На вопрос, почему у Мандельштама «ленивый Шуман развешивает ноты, как белье для просушки, а внизу ходят итальянцы, задрав носы» (II, 481), наиболее трезво и исчерпывающе на сегодняшний день ответил Б. Кац: на открытке, которую Мандельштам собирался отправить из Детского Села в Ленинград пианистке И. Д. Ханцин, «выписана рукой Мандельштама нотная цитата из… Второй сонаты Шумана… Взглянув на начало Второй сонаты Шумана, даже не знакомый с нотной грамотой читатель может, думаю, убедиться, что ноты мелодии (на верхних строчках двустрочной фортепианной записи) далеко отстоят друг от друга, словно размещали их и впрямь с ленцой, а повторяющиеся на нижних строчках фигуры аккомпанемента вполне могут ассоциироваться с поднятыми кверху носами. При чем здесь итальянцы? Видимо, при том, что в несколько измененном виде использованные Шуманом фигуры аккомпанемента известны в теории музыки под названием „альбертиевы басы“ — по имени итальянского композитора Доменико Альберти (1717–1740). В отличие от классических „альбертиевых басов“ в шумановской сонате вторая нота каждой фигуры чересчур высоко вздымается над первой.

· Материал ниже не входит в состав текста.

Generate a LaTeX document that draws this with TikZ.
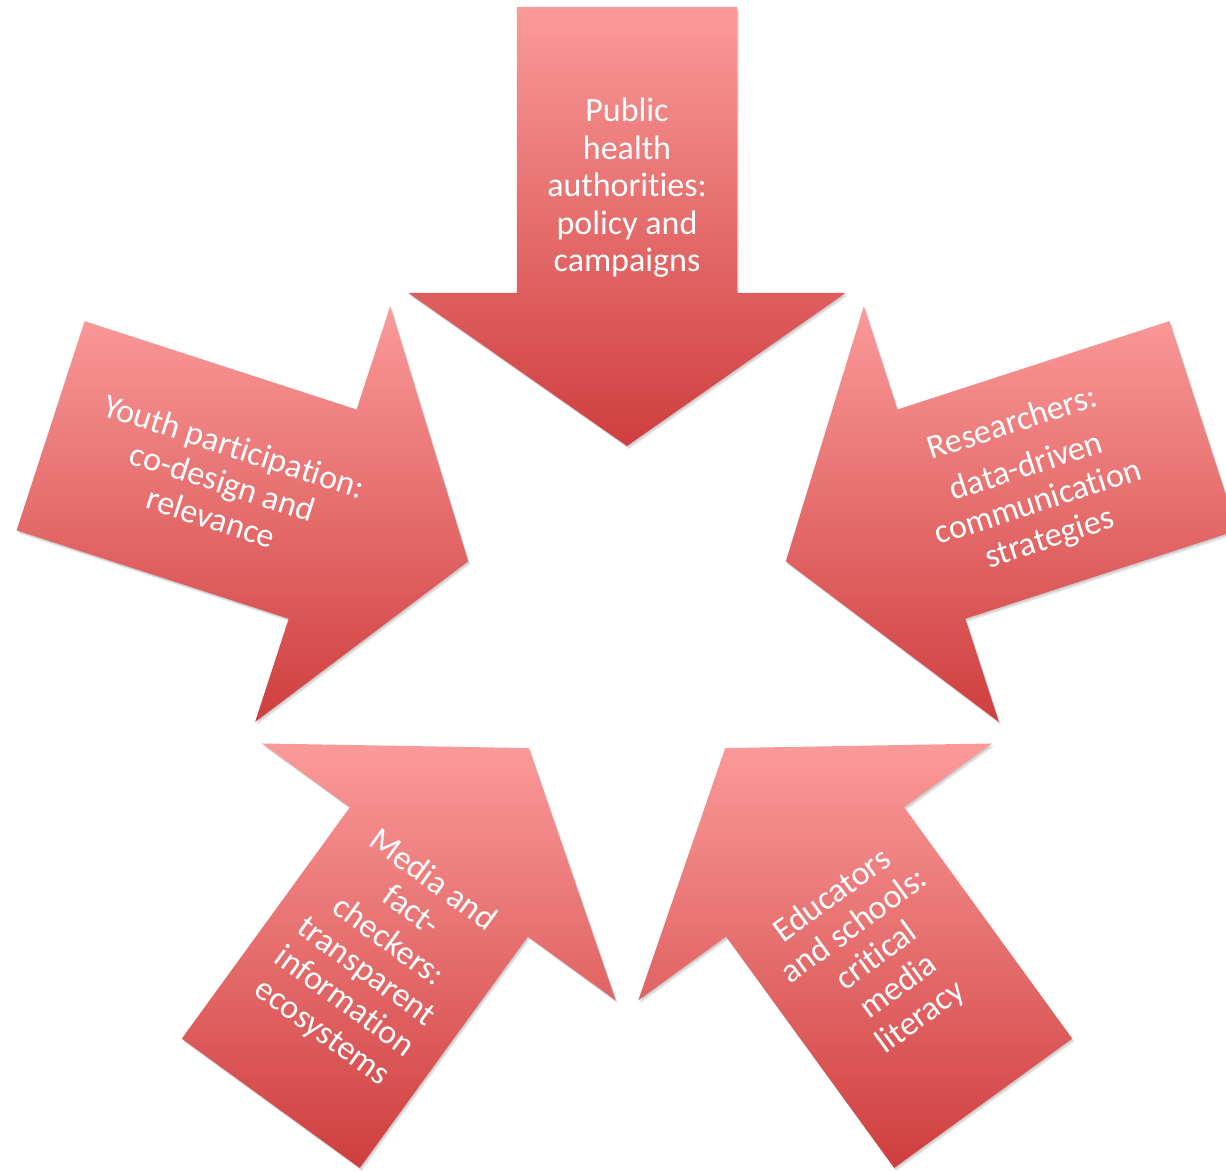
\documentclass[tikz,border=0pt]{standalone}
\usepackage{fontspec}
\setmainfont[Ligatures={NoCommon}]{Carlito}
\definecolor{arTop}{RGB}{251,154,154}
\definecolor{arMid}{RGB}{236,126,126}
\definecolor{arBot}{RGB}{207,62,62}
\tikzset{
  arrowfill/.style={top color=arTop, middle color=arMid, bottom color=arBot, draw=none},
  arrowshadow/.style={fill=black, opacity=0.10, draw=none},
  lbl/.style={text=white, align=center, inner sep=0pt, font=\fontsize{34}{37.5}\selectfont},
}
\newcommand{\arrowpath}{(-110,606) -- (110,606) -- (110,320) -- (218.5,320) -- (0,167) -- (-218.5,320) -- (-110,320) -- cycle}
\begin{document}
\begin{tikzpicture}[x=1pt,y=1pt]
\useasboundingbox (-627,-557) rectangle (599,613);
\clip (-627,-557) rectangle (599,613);
\foreach \a in {0,-72,72,-144,144}{
  \fill[arrowshadow, xshift=2pt, yshift=-3pt, rotate=\a] \arrowpath;
  \fill[arrowshadow, xshift=1pt, yshift=-1.5pt, rotate=\a] \arrowpath;
  \path[arrowfill, rotate=\a] \arrowpath;
}
\node[lbl] (pub) at (0,425) {Public\\health\\authorities:\\policy and\\campaigns};
\node[lbl, rotate=18] (res) at (18:425) {Researchers:\\[8pt]data-driven\\communication\\strategies};
\node[lbl, rotate=-18] (you) at (162:425) {Youth participation:\\co-design and\\relevance};
\node[lbl, rotate=36] (edu) at (-54:425) {Educators\\and schools:\\critical\\media\\literacy};
\node[lbl, rotate=-36] (med) at (234:425) {Media and\\fact-\\checkers:\\transparent\\information\\ecosystems};
\end{tikzpicture}
\end{document}
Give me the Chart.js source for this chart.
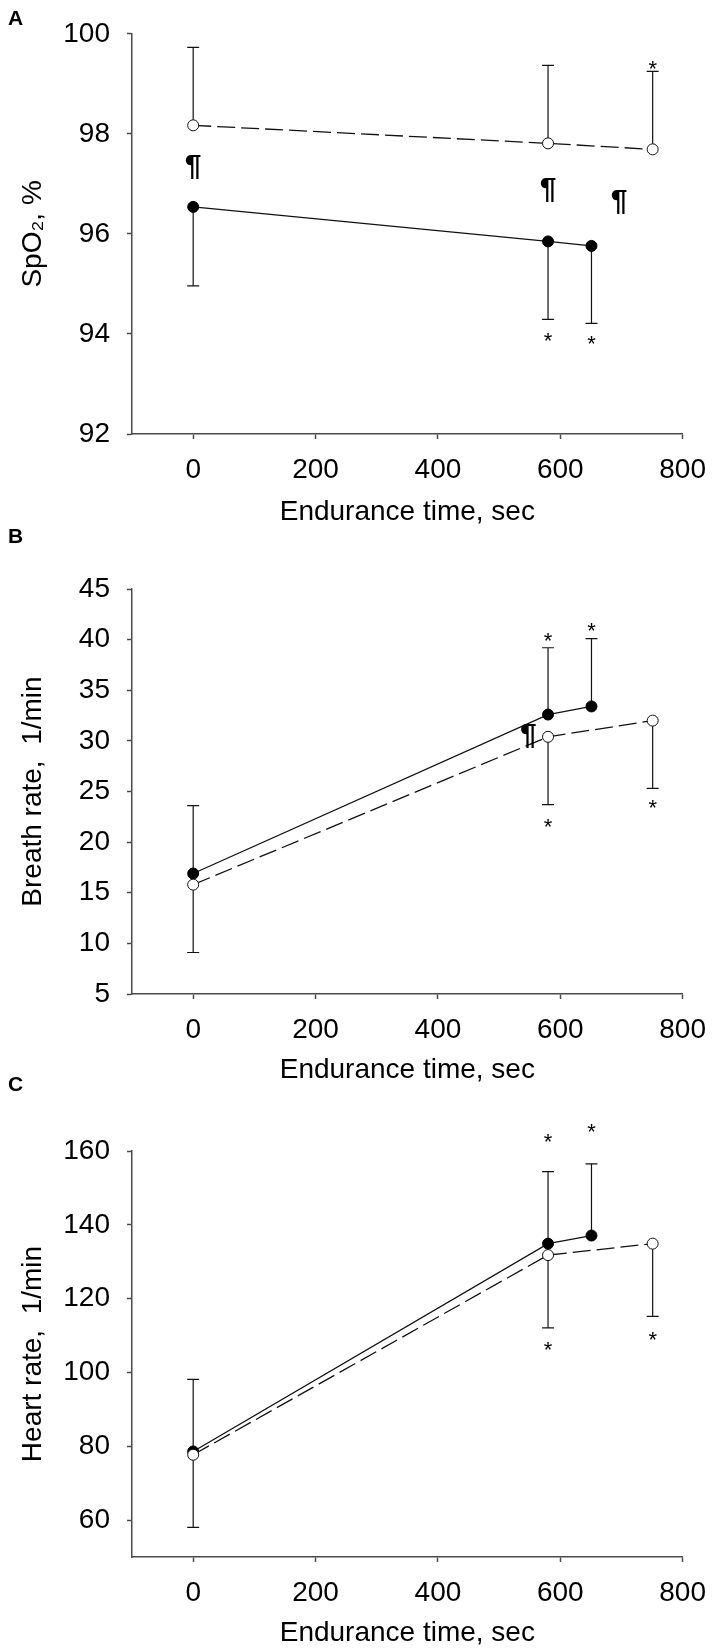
<!DOCTYPE html>
<html>
<head>
<meta charset="utf-8">
<script src="https://cdn.jsdelivr.net/npm/chart.js@4"></script>
<style>
  body { margin: 0; background: #fff; }
  #page { position: relative; width: 720px; height: 1652px; }
  .panel { position: absolute; left: 0; width: 720px; }
</style>
</head>
<body>
<div id="page">
  <div class="panel" style="top:0px;height:545px"><canvas id="chartA"></canvas></div>
  <div class="panel" style="top:525px;height:575px"><canvas id="chartB"></canvas></div>
  <div class="panel" style="top:1070px;height:582px"><canvas id="chartC"></canvas></div>
</div>
<script>
// time points (sec)
const timeFilled = [0, 580, 651];
const timeOpen = [0, 580, 751];
const xTicks = [0, 200, 400, 600, 800];

// A - SpO2
const spo2Filled = [96.54, 95.85, 95.76];
const spo2FilledSd = [1.58, 1.56, 1.55];
const spo2Open = [98.17, 97.81, 97.69];
const spo2OpenSd = [1.56, 1.56, 1.56];
const spo2Ticks = [92, 94, 96, 98, 100];
const spo2Stars = [[751, 99.41], [580, 93.97], [651, 93.92]];
const spo2Marks = [[0, 97.33], [580, 96.88], [696, 96.64]];

// B - breath rate
const breathFilled = [16.9, 32.6, 33.4];
const breathFilledSd = [6.7, 6.6, 6.7];
const breathOpen = [15.8, 30.4, 32.0];
const breathOpenSd = [6.7, 6.7, 6.7];
const breathTicks = [5, 10, 15, 20, 25, 30, 35, 40, 45];
const breathStars = [[580, 40.39], [651, 41.38], [580, 22.02], [751, 23.93]];
const breathMarks = [[548, 30.5]];

// C - heart rate
const heartFilled = [78.6, 134.9, 137.1];
const heartFilledSd = [19.5, 19.5, 19.4];
const heartOpen = [77.7, 131.8, 134.9];
const heartOpenSd = [19.7, 19.7, 19.7];
const heartTicks = [60, 80, 100, 120, 140, 160];
const heartStars = [[580, 163.9], [651, 166.8], [580, 107.6], [751, 110.3]];
const heartMarks = [];

Chart.defaults.font.family = '"Liberation Sans", Arial, sans-serif';
Chart.defaults.color = '#000';

const axisColor = '#4a4a4a';

// error bars, drawn under the markers
const errorBars = {
  id: 'errorBars',
  beforeDatasetsDraw(chart) {
    const ctx = chart.ctx;
    const yScale = chart.scales.y;
    ctx.save();
    ctx.strokeStyle = '#111';
    ctx.lineWidth = 1.2;
    chart.data.datasets.forEach((ds, i) => {
      const meta = chart.getDatasetMeta(i);
      meta.data.forEach((pt, j) => {
        const tip = yScale.getPixelForValue(ds.data[j].y + ds.errDir * ds.errors[j]);
        ctx.beginPath();
        ctx.moveTo(pt.x, pt.y);
        ctx.lineTo(pt.x, tip);
        ctx.moveTo(pt.x - 6, tip);
        ctx.lineTo(pt.x + 6, tip);
        ctx.stroke();
      });
    });
    ctx.restore();
  }
};

// stars, pilcrows and the panel letter
const annotations = {
  id: 'annotations',
  afterDatasetsDraw(chart, args, opts) {
    const ctx = chart.ctx;
    const xs = chart.scales.x;
    const ys = chart.scales.y;
    ctx.save();
    ctx.fillStyle = '#000';
    ctx.textAlign = 'center';
    ctx.textBaseline = 'alphabetic';
    ctx.font = '22px "Liberation Sans", Arial, sans-serif';
    opts.stars.forEach(s => {
      ctx.fillText('*', xs.getPixelForValue(s[0]), ys.getPixelForValue(s[1]) + 0.58 * 22);
    });
    ctx.font = 'bold 30px "Liberation Sans", Arial, sans-serif';
    opts.marks.forEach(m => {
      ctx.fillText('\u00B6', xs.getPixelForValue(m[0]), ys.getPixelForValue(m[1]) + 0.26 * 30);
    });
    ctx.textAlign = 'left';
    ctx.font = 'bold 21px "Liberation Sans", Arial, sans-serif';
    ctx.fillText(opts.letter, 8, opts.letterY + 7.5);
    ctx.restore();
  }
};

function toPoints(xs, ys) {
  return xs.map((x, i) => ({x: x, y: ys[i]}));
}

function makePanel(id, p) {
  const ctx = document.getElementById(id).getContext('2d');
  return new Chart(ctx, {
    type: 'line',
    data: {
      datasets: [
        {
          data: toPoints(timeOpen, p.open),
          errors: p.openSd,
          errDir: p.openDir,
          borderColor: '#111',
          borderWidth: 1.3,
          borderDash: [18, 6],
          pointRadius: 5.5,
          pointBorderWidth: 1,
          pointBorderColor: '#111',
          pointBackgroundColor: '#fff'
        },
        {
          data: toPoints(timeFilled, p.filled),
          errors: p.filledSd,
          errDir: p.filledDir,
          borderColor: '#111',
          borderWidth: 1.3,
          pointRadius: 5.5,
          pointBorderWidth: 1,
          pointBorderColor: '#000',
          pointBackgroundColor: '#000'
        }
      ]
    },
    options: {
      responsive: true,
      maintainAspectRatio: false,
      animation: false,
      layout: { padding: { top: p.top, right: 25, bottom: 0, left: 0 } },
      plugins: {
        legend: { display: false },
        tooltip: { enabled: false },
        annotations: { stars: p.stars, marks: p.marks, letter: p.letter, letterY: p.letterY }
      },
      scales: {
        x: {
          type: 'linear',
          min: -100,
          max: 800,
          afterBuildTicks: s => { s.ticks = xTicks.map(v => ({value: v})); },
          afterFit: s => { s.height = p.xHeight; },
          border: { display: true, color: axisColor, width: 1.5 },
          grid: { drawOnChartArea: false, tickLength: 5, tickColor: axisColor, tickWidth: 1.5 },
          ticks: { font: { size: 28 }, padding: 14, maxRotation: 0 },
          title: { display: true, text: 'Endurance time, sec', font: { size: 28 }, padding: { top: 0, bottom: p.titlePad } }
        },
        y: {
          min: p.min,
          max: p.max,
          afterBuildTicks: s => { s.ticks = p.ticks.map(v => ({value: v})); },
          afterFit: s => { s.width = 132; },
          border: { display: true, color: axisColor, width: 1.5 },
          grid: { drawOnChartArea: false, tickLength: 5, tickColor: axisColor, tickWidth: 1.5 },
          ticks: { font: { size: 28 }, padding: 17 },
          title: { display: true, text: p.yTitle, font: { size: 28 }, padding: { top: 16, bottom: 0 } }
        }
      }
    },
    plugins: [errorBars, annotations]
  });
}

makePanel('chartA', {
  filled: spo2Filled, filledSd: spo2FilledSd, filledDir: -1,
  open: spo2Open, openSd: spo2OpenSd, openDir: 1,
  min: 92, max: 100, ticks: spo2Ticks, yTitle: 'SpO\u2082, %',
  stars: spo2Stars, marks: spo2Marks, letter: 'A', letterY: 17.5,
  top: 29, xHeight: 111, titlePad: 16
});

makePanel('chartB', {
  filled: breathFilled, filledSd: breathFilledSd, filledDir: 1,
  open: breathOpen, openSd: breathOpenSd, openDir: -1,
  min: 5, max: 45, ticks: breathTicks, yTitle: 'Breath rate,  1/min',
  stars: breathStars, marks: breathMarks, letter: 'B', letterY: 10.5,
  top: 64, xHeight: 106, titlePad: 13
});

makePanel('chartC', {
  filled: heartFilled, filledSd: heartFilledSd, filledDir: 1,
  open: heartOpen, openSd: heartOpenSd, openDir: -1,
  min: 50, max: 160, ticks: heartTicks, yTitle: 'Heart rate,  1/min',
  stars: heartStars, marks: heartMarks, letter: 'C', letterY: 13,
  top: 81, xHeight: 95, titlePad: 2
});
</script>
</body>
</html>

И если ноты мелодии, объединенные сверху дугообразной линией лиги, превращены поэтом в белье, развешанное на веревке, то почему бы находящимся внизу „альбертиевым басам“ не превратиться в итальянцев, задирающих носы?» (1991а: 69). Нельзя, однако, упускать и более бытовое объяснение. Ср. итальянскую «традицию» сушить белье, натягивая веревки высоко между домами.

248

В заключение хотелось бы упомянуть концовку «Четвертой прозы»: «Ходит немец шарманщик с шубертовским лееркастеном (шарманкой. — Г.К.) — такой неудачник, такой шаромыжник. <…> Ходят армяне из города Эривани с зелеными крашеными селедками. Ich bin arm — я беден. А в Армавире на городском гербе написано: собака лает — ветер носит» (III, 179). Образ подтекстуально отсылает к шарманщику из «Зимнего путешествия» («Winterreise») Шуберта и контекстуально — к образу бродяги-неудачника в собственном стихотворении «Шарманка» (Кац 1991а: 76). Характерна последняя фраза, повторенная по-немецки и по-русски, да еще от первого лица: «Ich bin arm — я беден», паронимически обыгрывающая фоническую цепочку «arm — армяне — шарманка — Армавир» (III, 179). Немецкий макаронизм усиливает абсурдный сюрреализм московских картинок «Четвертой прозы».

249

О влиянии идей Гете-естествоиспытателя на Б. Кузина см. Любарский (2004).

250

Н. Поллак (Poliak 1983: 119–122) предполагает даже более широкую подтекстуальность «Итальянского путешествия» для «Путешествия в Армению» (натуралистская тематика).